Indigenous Tamed Horses Long Before Europeans Came

These days I keep coming across articles that paint a revised and very different picture of indigenous civilizations in America than the ones we are used to or have grown up with. This latest one has to do with horses. Apparently, for centuries it has been an article of faith and historical “fact” that indigenous Americans learned about horses—how to ride them, how to raise them—from the Spanish who settled the Southwest. Now, due to a combination of high-tech analysis of horse bones combined with actually listening to the oral histories still alive and present in today’s indigenous peoples, historians understand that the horse was tamed, cultivated and cared for by indigenous societies centuries before the Europeans came.
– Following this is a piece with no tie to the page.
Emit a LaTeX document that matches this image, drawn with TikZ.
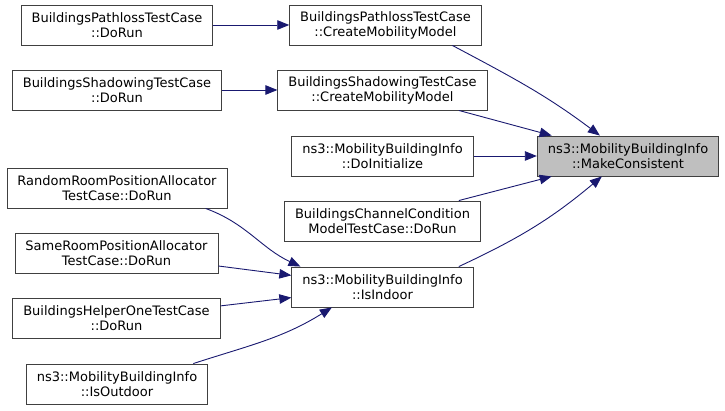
\documentclass[tikz,border=0pt]{standalone}
\usepackage{fontspec}
\setmainfont{DejaVu Sans}
\usetikzlibrary{arrows.meta}
\definecolor{midnight}{HTML}{191970}
\definecolor{frame}{HTML}{404040}
\definecolor{hlgray}{HTML}{BFBFBF}
\begin{document}
\begin{tikzpicture}[x=1pt,y=1pt,
  box/.style={shape=rectangle,draw=frame,fill=white,line width=0.9pt,minimum height=40pt,
    inner xsep=10.5pt,align=center,font=\fontsize{13}{15}\selectfont},
  hl/.style={box,fill=hlgray},
  link/.style={draw=midnight,line width=0.9pt,-{Triangle[length=12pt,width=9.5pt]}}]
\useasboundingbox (0,0) rectangle (725,-411);
\node(n0) at (628,-156)[hl]      {ns3::MobilityBuildingInfo\\::MakeConsistent};
\node(n1) at (385.5,-25)[box]    {BuildingsPathlossTestCase\\::CreateMobilityModel};
\node(n2) at (117,-25)[box]      {BuildingsPathlossTestCase\\::DoRun};
\node(n3) at (382.5,-90)[box]    {BuildingsShadowingTestCase\\::CreateMobilityModel};
\node(n4) at (117,-90)[box]      {BuildingsShadowingTestCase\\::DoRun};
\node(n5) at (382.5,-156)[box]   {ns3::MobilityBuildingInfo\\::DoInitialize};
\node(n6) at (382.5,-221)[box]   {BuildingsChannelCondition\\ModelTestCase::DoRun};
\node(n7) at (382.5,-287)[box]   {ns3::MobilityBuildingInfo\\::IsIndoor};
\node(n8) at (117,-188)[box]     {RandomRoomPositionAllocator\\TestCase::DoRun};
\node(n9) at (116.5,-253)[box]   {SameRoomPositionAllocator\\TestCase::DoRun};
\node(n10) at (116.5,-318)[box]  {BuildingsHelperOneTestCase\\::DoRun};
\node(n11) at (117,-384)[box]    {ns3::MobilityBuildingInfo\\::IsOutdoor};
\path
  (n1.-17)    edge [link,out=-28,in=143]   (n0.144)
  (n3.-15)    edge [link]                  (n0.165)
  (n5)        edge [link]                  (n0)
  (n6.15)     edge [link]                  (n0.195)
  (n7.15)     edge [link,out=25,in=-140]   (n0.218)
  (n2)        edge [link]                  (n1)
  (n4)        edge [link]                  (n3)
  (n8.-13.5)  edge [link,out=-20,in=155]   (n7.166)
  (n9)        edge [link]                  (n7)
  (n10)       edge [link]                  (n7)
  (n11.15)    edge [link,out=18,in=-148]   (n7.202);
\end{tikzpicture}
\end{document}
Before this it was assumed that the horse died out on the American continent after the last Ice Age and was brought back by the Spanish, but again, this is untrue. The horse survived the ice age, and as one present-day tribal elder stated, “Our people always followed the horse.” Spectrographic analysis of ancient horse bones showed that these horses ate corn, which they could only have gotten by humans who tended them and fed them the food corn that they created by modifying an inedible wild plant. Like the bison, the horse was an intrinsic and necessary partner for indigenous peoples’ survival in the days before Europeans arrived. It allowed them to travel far and wide, and contributed to a network of trade and ritual enactment that spanned the continent. The early Spanish came up through Mexico into the Southwest, and according to the article didn’t penetrate the vast interior of the country where horse and bison flourished until much later.
The proliferation of these historical “corrections” showing up in recent news articles makes me wonder what else we think we know about ancient life in America that is now proven to be utterly wrong. I wouldn’t be surprised if most of what we think we know is wrong. Our historical knowledge was set down and written by the European conquerors. They undoubtedly never thought to ask the people who were already here what their oral histories told. Oral history has its own kind of accuracy. Think of the aboriginal peoples of Australia, whose stories and legends remember the megafauna who lived on that continent 30 or 40 thousand years ago. Today’s archeologists can dig up bones of these creatures, but the aboriginal stories remember them and aboriginal cave art painted them as they were when they were alive.
These days when I drive places I try to picture what the citified landscape I see might have looked like a few hundred years ago. The area where I live Northeast of San Francisco was settled by numerous tribes such as the Miwok and Pomo who flourished from a diet of acorns and abundant game. Streams and rivers provided fish. The county where I live—Sonoma—means “valley of the moon” in a native tongue, and there are many businesses and enterprises today that use that phrase in their name. This valley of the moon—nestled between two low mountain ranges—still maintains the shape of its ancient landscape, though its flat land is covered today by innumerable vineyards. This is wine country now, but it was a kind of verdant Eden as recently as the mid-19th century, when author Jack London built his famous Wolf House here.
In this valley is the landmark Temelec Hall, an imposing two-story stone mansion built by Captain John Granville, who made his fortune mining gold. Today it has a dark, imposing look, perhaps reflecting the way its owner built it, using what amounted to the forced labor of nearby tribal peoples. The ancient history of this fertile valley—including its history of greed and cruelty—is fairly easy to find. It doesn’t require much imagination to picture how it once was. Peaceful indigenous tribes once peopled this land, though they did not “own” it since the idea of owning land was foreign to them. Now much of the land is owned by corporate winery interests and year by year grows increasingly valuable as the demand for wine continues to grow world-wide.
I don’t know if horse and bison inhabited this place; if they did, they weren’t anyone’s private property; they lived as everything once lived, part of the rich bounty of planet earth before the scourge of too many people with their lust for power and riches spoiled it. Will we ever get it back?
As Princess Anne of England once said when criminals stopped her car and told her to get out so they could steal it, “Not bloody likely.”